- Written by webmin
I did a double take as I walked from the employee parking lot towards Hemmings HQ on the afternoon of May 28, as I thought that I saw a silver MG F drive by, but I knew that this was an impossibility – no MGs have been imported since Henry Ford II got the last U.S.-spec MGB in 1980. Imagine my surprise when I rounded the corner and found that silver MG was no mirage, and it had stopped in our Sunoco filling station!
The car is not an MG F, but its similar-appearing successor, a 2003 MG TF 135, driven by its enthusiastic owner, Roger Pratten.
Roger is a native of Northampton, England, and he’s brought his mid-engined TF over to the States for a seven-week driving tour, which he is detailing on his website, www.mygraffiti.co.uk. Photos and details of this trip are viewable on his blog, under the heading, Canada/USA.
After shipping the TF to the port in Baltimore, Maryland, he collected the car and traveled to New Jersey to participate in the Cecil Kimber Run, hosted by the Eastern NY MGA Club, the M.G. Drivers Club of North America, MG Car Club, Central Jersey Centre and the New Jersey MG T Register. He then visited our friend Peter Cosmides at Motorcar Garage. He traveled south to North Carolina and experienced the Blue Ridge Parkway and Skyline Drive before making his way back north to Vermont.

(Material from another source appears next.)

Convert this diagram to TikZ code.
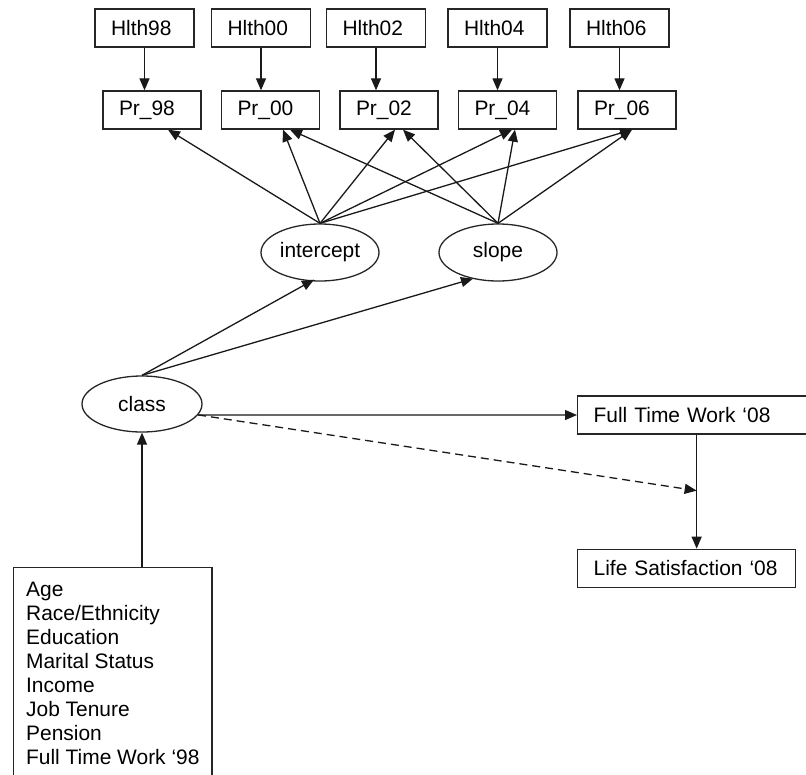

Roger made Hemmings Motor News one of his many destinations, and would be spending the night in town so that he could meet up with a group of regional MG enthusiasts the following morning in our parking lot to exhibit his never-sold-in-the-U.S. roadster, to trade MG stories and to tour our Sibley Shop car collection. He tells us that eight MGs came here for the meet and greet.

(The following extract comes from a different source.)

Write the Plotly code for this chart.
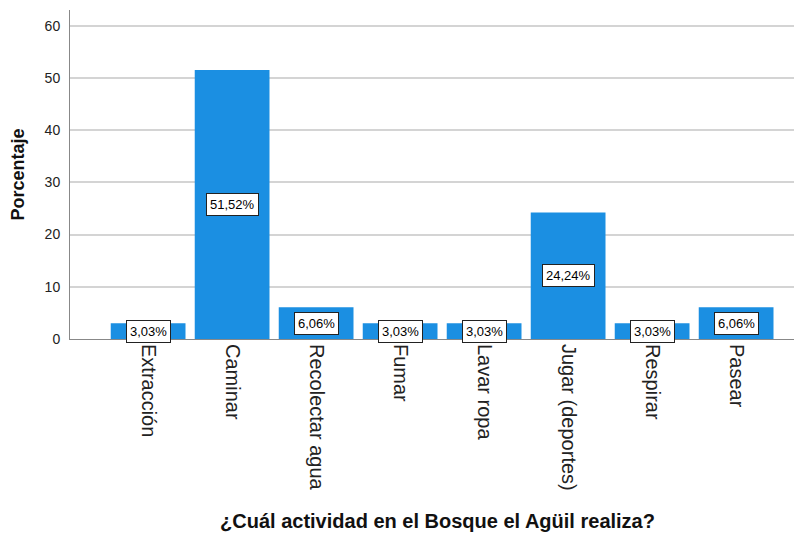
import plotly.graph_objects as go

categorias = ["Extracción", "Caminar", "Recolectar agua", "Fumar", "Lavar ropa",
              "Jugar (deportes)", "Respirar", "Pasear"]
porcentajes = [3.03, 51.52, 6.06, 3.03, 3.03, 24.24, 3.03, 6.06]
etiquetas = ["3,03%", "51,52%", "6,06%", "3,03%", "3,03%", "24,24%", "3,03%", "6,06%"]

FONT = "Arial, Liberation Sans, sans-serif"

fig = go.Figure()
fig.add_trace(
    go.Bar(
        x=list(range(len(categorias))),
        y=porcentajes,
        marker=dict(color="#1b8fe2", line=dict(width=0)),
        width=0.89,
        hoverinfo="skip",
    )
)

for i, (v, t) in enumerate(zip(porcentajes, etiquetas)):
    fig.add_annotation(
        x=i, y=v / 2, text=t, showarrow=False,
        font=dict(family=FONT, size=13, color="black"),
        bgcolor="white", bordercolor="#222", borderwidth=1, borderpad=3,
    )

fig.update_layout(
    width=802, height=533,
    margin=dict(l=62, r=5, t=2, b=202, autoexpand=False),
    plot_bgcolor="white", paper_bgcolor="white",
    showlegend=False,
    font=dict(family=FONT, color="#222"),
    xaxis=dict(
        range=[-0.93, 7.82],
        tickmode="array",
        tickvals=list(range(len(categorias))),
        ticktext=categorias,
        tickangle=90,
        tickfont=dict(size=20, color="#222"),
        showgrid=False, zeroline=False,
        showline=True, linecolor="#888", linewidth=1,
        ticks="", automargin=False,
        title=dict(text="<b>¿Cuál actividad en el Bosque el Agüil realiza?</b>",
                   font=dict(size=20, color="#111"), standoff=24),
    ),
    yaxis=dict(
        range=[0, 63],
        dtick=10,
        tickfont=dict(size=14, color="#222"),
        showgrid=True, gridcolor="#d4d4d4", gridwidth=1.5,
        zeroline=False,
        showline=True, linecolor="#888", linewidth=1,
        ticks="", ticklabelstandoff=6, automargin=False,
        title=dict(text="<b>Porcentaje</b>", font=dict(size=18, color="#111"),
                   standoff=18),
    ),
)

fig.write_html("out.html")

After the overnight in Bennington, he was going to head out to Hershey, Pennsylvania, before visiting Toledo, Ohio, and Detroit, Michigan, and crossing into Canada, where he’ll attend the Vintage Racing Festival at Mosport and visit family in Toronto. The MG TF 135 will be back on the ship for its ride home on June 30.
We asked Roger if he was having any issues with driving a right hand-drive car on U.S. roads, and he chuckled, explaining that he’d spent years driving oversized left hand-drive trucks on English roads, so he was quite familiar with the sensation of hugging the edge of the pavement. And he’d fitted a pair of sturdy roll hoops, just in case…
He walked us around the car and explained its many custom touches, including the two-tone leather interior, satin metal roll hoops, clear taillamps and touring decals.
When we pressed him for tales of the road, he told us that, although he’d been in the U.S. for less than a month, his car has been hit TWICE by inattentive parkers, the most recent incident being the previous morning. Being industrious, he quickly found a body shop that put the front bumper cover back in place, and he touched up the large chunks of paint that had chipped off with a can of silver paint. Proper repairs will have to wait until the MG is on home soil.
Roger was surprisingly good-natured about his multiple run-ins, certainly more so that we’d be in his shoes.
We were very pleased to welcome this MG ambassador to Hemmings HQ, and we’ll include a note about Roger’s visit in the upcoming September issue of Hemmings Sports & Exotic Car, which ships to the printer later this month.
Enjoy the remainder of your travels, Roger, and watch out for those crazy American drivers. Safety Fast!